Devoted to influential, as well as lesser-known, American artists of the 20th and 21st centuries, the Whitney houses an extensive collection of about 2,000 Edward Hopper paintings, drawings and prints. Given to the museum by Hopper’s widow, the collection is the largest gift the institution has ever received. Works by Jean-Michel Basquiat, Robert Rauschenberg, Georgia O’Keeffe, Roy Lichtenstein, Jasper Johns and Andy Warhol are also among the museum’s impressive list of holdings.
In Manhattan’s Financial District, the National September 11 Memorial & Museum honors the memory of those killed in the Sept. 11, 2001 and Feb. 26, 1993 World Trade Center bombing and examines the implications, impact and ongoing significance of the events of September 11—via multimedia displays, archives and more. The exhibition space is located within the heart of the World Trade Center site and a historical exhibition tells the story of what happened on 9/11, including the events at the World Trade Center and the Pentagon and the story of Flight 93; while the memorial exhibition, In Memoriam, honors the victims of the attacks of 2001 and 1993—including portraits of the nearly 3,000 men, women and children who were killed in the attacks.
In Remembrance: While in the area, also make sure to visit the 9/11 Memorial, a tribute of remembrance and honor to the nearly 3,000 people killed in the terror attacks of Sept. 11, 2001 at the World Trade Center site, near Shanksville, Pa. and at the Pentagon. The memorial also pays tribute to the six people killed in the World Trade Center bombing in February 1993. The Memorial features twin reflecting pools, which rest where the Twin Towers once stood. The names of every person who died in the 2001 and 1993 attacks are inscribed into bronze panels edging the Memorial pools.
Few places match New York City’s diverse, multi-cultural population; and, since its inception, the city has been the gateway for immigrants from around the world. These travelers made the trip to Ellis Island before embarking on their new lives, and this former federal immigration processing station processed more than 12 million third-class and steerage immigrants between 1892 and 1954. Today, visitors can explore historic areas including the Baggage Room, Registry Room/Great Hall, as well as the Balcony and Dormitory Room, view thought-provoking exhibits and, possibly, learn more about their own ancestors.
In Prospect Heights, Brooklyn, the Brooklyn Museum houses a large number of Egyptian, Japanese, Oceanic and African antiquities, as well as the large-scale Judy Chicago installation The Dinner Party. While at the museum, visitors can also view European paintings, decorative arts and more.

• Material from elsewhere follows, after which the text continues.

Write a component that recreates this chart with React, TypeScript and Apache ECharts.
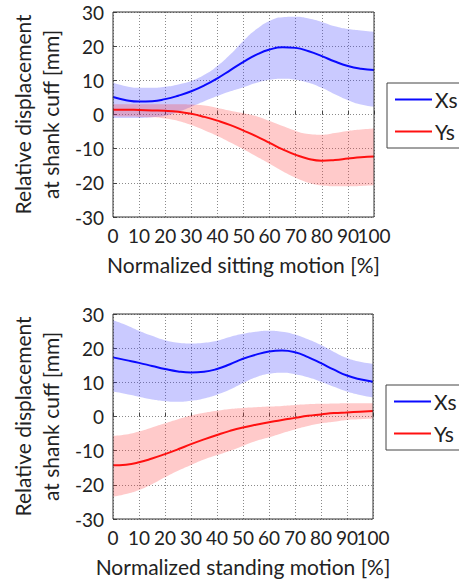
import React, { useEffect, useRef } from "react";
import * as echarts from "echarts";

// Normalized motion [%], sampled every 5 %
const motionPct = [
  "0", "5", "10", "15", "20", "25", "30", "35", "40", "45", "50",
  "55", "60", "65", "70", "75", "80", "85", "90", "95", "100",
];

// Sitting motion: mean and ±SD envelope [mm]
const sitXsMean = [5.1, 4.2, 3.8, 3.9, 4.5, 5.5, 6.8, 8.5, 10.6, 13.0, 15.4, 17.5, 19.0, 19.7, 19.5, 18.5, 17.1, 15.5, 14.2, 13.4, 13.0];
const sitXsUpper = [9.3, 8.3, 7.8, 7.8, 8.1, 8.8, 9.8, 11.6, 14.2, 17.6, 21.6, 25.0, 27.4, 28.5, 28.6, 28.1, 27.1, 25.8, 25.0, 24.6, 24.2];
const sitXsLower = [-1.0, -1.0, -1.0, -0.8, -0.4, 0.8, 2.3, 3.9, 5.4, 6.8, 8.0, 9.3, 10.2, 10.5, 10.2, 9.3, 7.8, 5.9, 4.2, 2.9, 2.2];
const sitYsMean = [1.4, 1.4, 1.3, 1.2, 1.1, 0.8, 0.2, -0.7, -1.8, -3.1, -4.7, -6.4, -8.3, -10.2, -11.8, -13.0, -13.5, -13.3, -12.9, -12.5, -12.3];
const sitYsUpper = [3.0, 3.0, 3.0, 3.0, 3.0, 3.0, 2.9, 2.6, 1.9, 1.1, 0.4, -0.5, -1.9, -3.4, -4.8, -5.7, -5.9, -5.4, -4.8, -4.4, -4.1];
const sitYsLower = [-0.5, -0.6, -0.7, -0.8, -1.2, -1.9, -3.1, -4.6, -6.3, -8.2, -10.2, -12.3, -14.4, -16.6, -18.5, -20.0, -20.8, -21.0, -21.0, -20.9, -20.7];

// Standing motion: mean and ±SD envelope [mm]
const stdXsMean = [17.3, 16.5, 15.7, 14.8, 13.9, 13.2, 12.9, 13.1, 13.9, 15.3, 16.9, 18.1, 19.0, 19.3, 18.8, 17.4, 15.6, 13.7, 12.0, 10.9, 10.2];
const stdXsUpper = [28.2, 26.8, 25.1, 23.6, 22.3, 21.6, 21.4, 21.6, 22.2, 23.3, 24.2, 24.8, 25.1, 24.8, 24.0, 22.6, 20.9, 18.9, 17.1, 16.0, 15.4];
const stdXsLower = [7.3, 6.6, 5.8, 5.0, 4.5, 4.3, 4.6, 5.3, 6.4, 7.9, 9.8, 11.5, 12.5, 12.8, 12.4, 11.5, 10.2, 8.7, 7.3, 6.3, 5.6];
const stdYsMean = [-14.3, -14.1, -13.4, -12.3, -11.0, -9.6, -8.1, -6.7, -5.4, -4.2, -3.2, -2.4, -1.7, -1.0, -0.4, 0.2, 0.6, 1.0, 1.2, 1.4, 1.6];
const stdYsUpper = [-5.7, -5.3, -4.4, -3.2, -2.0, -0.8, 0.3, 1.1, 1.7, 2.2, 2.5, 2.7, 2.9, 3.1, 3.4, 3.6, 3.7, 3.8, 3.9, 3.9, 3.9];
const stdYsLower = [-23.5, -22.7, -21.5, -19.8, -17.8, -15.9, -14.2, -12.6, -11.3, -10.0, -8.6, -7.2, -6.1, -4.9, -3.8, -2.8, -2.0, -1.5, -1.0, -0.8, -0.6];

const yTicks = { min: -30, max: 30, interval: 10 };

const FONT = "Lato, 'Open Sans', sans-serif";
const BLUE = "#0a0aff";
const RED = "#ff1010";
const BLUE_BAND = "rgba(60, 60, 255, 0.27)";
const RED_BAND = "rgba(255, 60, 60, 0.27)";
const SMOOTH = 0.5;

function bandSeries(id: string, idx: number, lower: number[], upper: number[], fill: string) {
  const stack = `band-${id}`;
  return [
    {
      name: `${id}-lower`,
      type: "line",
      xAxisIndex: idx,
      yAxisIndex: idx,
      stack,
      stackStrategy: "all",
      data: lower,
      smooth: SMOOTH,
      symbol: "none",
      lineStyle: { opacity: 0 },
      silent: true,
      z: 1,
    },
    {
      name: `${id}-spread`,
      type: "line",
      xAxisIndex: idx,
      yAxisIndex: idx,
      stack,
      stackStrategy: "all",
      data: upper.map((u, i) => u - lower[i]),
      smooth: SMOOTH,
      symbol: "none",
      lineStyle: { opacity: 0 },
      areaStyle: { color: fill, opacity: 1 },
      silent: true,
      z: 1,
    },
  ];
}

function meanSeries(name: string, idx: number, data: number[], color: string) {
  return {
    name,
    type: "line",
    xAxisIndex: idx,
    yAxisIndex: idx,
    data,
    smooth: SMOOTH,
    symbol: "none",
    lineStyle: { color, width: 2 },
    itemStyle: { color },
    z: 3,
  };
}

function xAxisFor(idx: number, title: string) {
  return {
    type: "category",
    gridIndex: idx,
    data: motionPct,
    boundaryGap: false,
    name: title,
    nameLocation: "middle",
    nameGap: 37,
    nameTextStyle: { fontFamily: FONT, fontSize: 21, color: "#222" },
    axisLine: { show: false },
    axisTick: { show: true, inside: true, length: 4, interval: 1, lineStyle: { color: "#444" } },
    // every category is laid out, only the 10 % steps carry text
    axisLabel: {
      interval: 0,
      formatter: (value: string, i: number) => (i % 2 === 0 ? value : ""),
      fontFamily: FONT,
      fontSize: 19,
      color: "#222",
      margin: 9,
    },
    splitLine: { show: true, interval: 1, lineStyle: { color: "#8a8a8a", type: [1, 2], width: 1 } },
  };
}

function yAxisFor(idx: number) {
  return {
    type: "value",
    gridIndex: idx,
    ...yTicks,
    name: "Relative displacement\nat shank cuff [mm]",
    nameLocation: "middle",
    nameRotate: 90,
    nameGap: 49,
    nameTextStyle: { fontFamily: FONT, fontSize: 21, lineHeight: 28, color: "#222" },
    axisLine: { show: false },
    axisTick: { show: true, inside: true, length: 4, lineStyle: { color: "#444" } },
    axisLabel: { fontFamily: FONT, fontSize: 19, color: "#222", margin: 9 },
    splitLine: { show: true, lineStyle: { color: "#8a8a8a", type: [1, 2], width: 1 } },
  };
}

function legendAt(left: number, top: number) {
  return {
    data: ["Xs", "Ys"],
    orient: "vertical",
    left,
    top,
    icon: "rect",
    padding: [6, 10, 6, 8],
    itemWidth: 37,
    itemHeight: 2,
    itemGap: 11,
    borderColor: "#444",
    borderWidth: 1,
    backgroundColor: "#fff",
    textStyle: { fontFamily: FONT, fontSize: 21, lineHeight: 21, color: "#222", padding: [0, 0, 0, -2] },
  };
}

export default function App() {
  const ref = useRef<HTMLDivElement>(null);

  useEffect(() => {
    if (!ref.current) return;
    const chart = echarts.init(ref.current, undefined, { renderer: "svg" });
    chart.setOption({
      animation: false,
      backgroundColor: "#fff",
      grid: [
        { left: 108, top: 12, width: 266, height: 205, show: true, borderColor: "#333", borderWidth: 1, backgroundColor: "transparent", z: 4 },
        { left: 107, top: 314, width: 266, height: 205, show: true, borderColor: "#333", borderWidth: 1, backgroundColor: "transparent", z: 4 },
      ],
      xAxis: [
        xAxisFor(0, "Normalized sitting motion [%]"),
        xAxisFor(1, "Normalized standing motion [%]"),
      ],
      yAxis: [yAxisFor(0), yAxisFor(1)],
      legend: [legendAt(387, 83), legendAt(386, 385)],
      series: [
        ...bandSeries("sitXs", 0, sitXsLower, sitXsUpper, BLUE_BAND),
        ...bandSeries("sitYs", 0, sitYsLower, sitYsUpper, RED_BAND),
        meanSeries("Xs", 0, sitXsMean, BLUE),
        meanSeries("Ys", 0, sitYsMean, RED),
        ...bandSeries("stdXs", 1, stdXsLower, stdXsUpper, BLUE_BAND),
        ...bandSeries("stdYs", 1, stdYsLower, stdYsUpper, RED_BAND),
        meanSeries("Xs", 1, stdXsMean, BLUE),
        meanSeries("Ys", 1, stdYsMean, RED),
      ],
    });
    return () => chart.dispose();
  }, []);

  return (
    <div
      ref={ref}
      style={{ position: "fixed", left: 0, top: 0, width: 459, height: 581, background: "#fff" }}
    />
  );
}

This East Harlem institution is devoted to the history and culture of the five boroughs. One of the museum’s ongoing exhibitions includesGilded New York, which explores the city’s visual culture at the end of the 19th century—when its elite class flaunted their wealth—through displays of costumes, jewelry, portraits and decorative objects, all created between the mid-1870s and the early 20th century.